Speaker of the House John Boehner, R-Ohio, has released a draft resolution to authorize the House of Representatives to sue President Barack Obama for regulatory action taken last year that delayed by one year a health care reform law provision requiring employers to offer coverage or be hit with a stiff fine.

“In 2013, the President unilaterally changed the health care law without a vote of Congress, effectively creating his own law by literally waiving the employer mandate and the penalties for failing to comply with it,” Rep. Boehner said in a statement Thursday.

“That's not the way our system of government was designed to work. No president should have the power to make laws on his or her own,” Rep. Boehner added.

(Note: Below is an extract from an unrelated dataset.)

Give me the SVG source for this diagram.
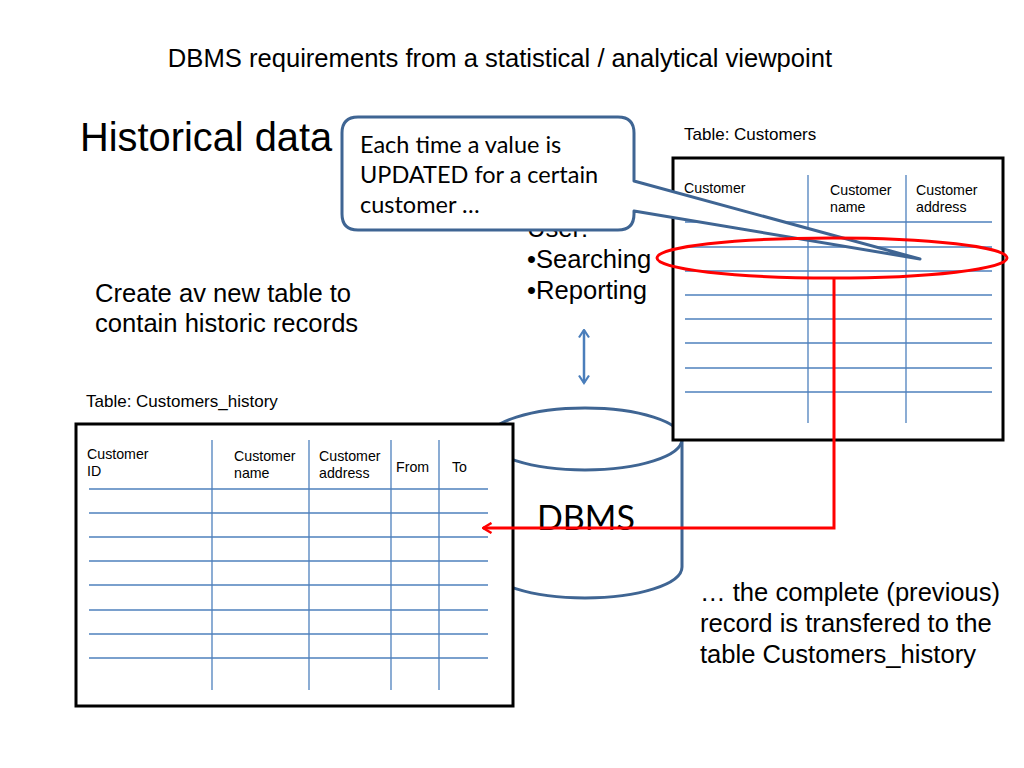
<svg xmlns="http://www.w3.org/2000/svg" width="1024" height="768" viewBox="0 0 1024 768">
<defs>
<style>
.t{font-family:"Liberation Sans",Arial,sans-serif;fill:#000}
.c{font-family:Lato,"Liberation Sans",sans-serif;fill:#000}
.big{font-size:25.6px}
.hdr{font-size:14.2px}
.lbl{font-size:17px}
.frame{fill:#fff;stroke:#000;stroke-width:3}
.grid{stroke:#4F81BD;stroke-width:1.3;fill:none}
.red{stroke:#FF0000;stroke-width:3;fill:none}
</style>
<marker id="redhead" viewBox="0 0 12 12" refX="10.5" refY="6" markerWidth="12" markerHeight="12" markerUnits="userSpaceOnUse" orient="auto-start-reverse">
<path d="M2,1 L10.5,6 L2,11" fill="none" stroke="#FF0000" stroke-width="2.5"/>
</marker>
<marker id="bluehead" viewBox="0 0 12 12" refX="10.5" refY="6" markerWidth="12" markerHeight="12" markerUnits="userSpaceOnUse" orient="auto-start-reverse">
<path d="M3,1 L10.5,6 L3,11" fill="none" stroke="#4A7EBB" stroke-width="2.2"/>
</marker>
</defs>
<rect width="1024" height="768" fill="#fff"/>

<text class="t big" x="500" y="67" text-anchor="middle">DBMS requirements from a statistical / analytical viewpoint</text>
<text class="t" x="80" y="151" font-size="39.8">Historical data</text>
<text class="t big" x="95" y="302">Create av new table to</text>
<text class="t big" x="95" y="332">contain historic records</text>
<text class="t big" x="700" y="601">… the complete (previous)</text>
<text class="t big" x="700" y="632">record is transfered to the</text>
<text class="t big" x="700" y="663">table Customers_history</text>

<g id="user-list">
<text class="t big" x="527" y="237">User:</text>
<text class="t big" x="527" y="268">•Searching</text>
<text class="t big" x="527" y="299">•Reporting</text>
</g>

<g id="dbms">
<path d="M488,439 V567 A97,31 0 0 0 682,567 V439" fill="#fff" stroke="#3F6593" stroke-width="3"/>
<ellipse cx="585" cy="439" rx="97" ry="31" fill="#fff" stroke="#3F6593" stroke-width="3"/>
<text class="c" x="537" y="530" font-size="34">DBMS</text>
</g>

<g id="customers-history">
<text class="t lbl" x="86" y="407">Table: Customers_history</text>
<rect class="frame" x="76" y="424" width="437" height="282"/>
<path class="grid" d="M212,440V690M309,440V690M391,440V690M439,440V690M89,489H488M89,513H488M89,537H488M89,561H488M89,585H488M89,610H488M89,634H488M89,658H488"/>
<text class="t hdr" x="87" y="459">Customer</text>
<text class="t hdr" x="87" y="476">ID</text>
<text class="t hdr" x="234" y="461">Customer</text>
<text class="t hdr" x="234" y="478">name</text>
<text class="t hdr" x="319" y="461">Customer</text>
<text class="t hdr" x="319" y="478">address</text>
<text class="t hdr" x="396" y="472">From</text>
<text class="t hdr" x="452" y="472">To</text>
</g>

<g id="customers">
<text class="t lbl" x="684" y="140">Table: Customers</text>
<rect class="frame" x="673" y="158" width="330" height="282"/>
<path class="grid" d="M808,175V423M906,175V423M685,222H992M685,247H992M685,271H992M685,295H992M685,319H992M685,343H992M685,368H992M685,392H992"/>
<text class="t hdr" x="684" y="193">Customer</text>
<text class="t hdr" x="830" y="195">Customer</text>
<text class="t hdr" x="830" y="212">name</text>
<text class="t hdr" x="916" y="195">Customer</text>
<text class="t hdr" x="916" y="212">address</text>
</g>

<g id="callout">
<path d="M358,117 H618 Q634,117 634,133 V181 L920,259 L634,211 V214 Q634,230 618,230 H358 Q342,230 342,214 V133 Q342,117 358,117 Z" fill="#fff" stroke="#3F6593" stroke-width="3" stroke-linejoin="round"/>
<text class="c" x="360" y="153" font-size="23.5">Each time a value is</text>
<text class="c" x="360" y="183" font-size="23.5">UPDATED for a certain</text>
<text class="c" x="360" y="213" font-size="23.5">customer …</text>
</g>

<g id="connectors">
<ellipse class="red" cx="832" cy="258" rx="175" ry="20"/>
<path class="red" d="M834,279 V528 H483" marker-end="url(#redhead)"/>
<line x1="584" y1="330" x2="584" y2="383" stroke="#4A7EBB" stroke-width="2.5" marker-start="url(#bluehead)" marker-end="url(#bluehead)"/>
</g>
</svg>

In response, the White House issued a statement saying, “It is disappointing that Speaker Boehner and congressional Republicans have decided to waste time and taxpayer dollars on a political stunt. … As the President said today, he is doing his job – lawsuit or not – and it's time Republicans in Congress did theirs."

At the time the delay was announced, the administration said more time was needed to simplify a requirement under which employers are to report health plan enrollment information to the government. That reporting form has yet to be released.

The delay to 2015 from 2014 in the employer mandate — under which employers are required to offer coverage or be hit with a $2,000 per-full-time-employee penalty — was followed by a second delay, which was announced earlier this year.

Under the second delay, employers with between 50 and 99 employees do not have to comply with the mandate until 2016. In addition, the requirement that coverage be offered to at least 95% of full-time employees will not kick in until 2016, with a 70% coverage offer requirement applying in 2015.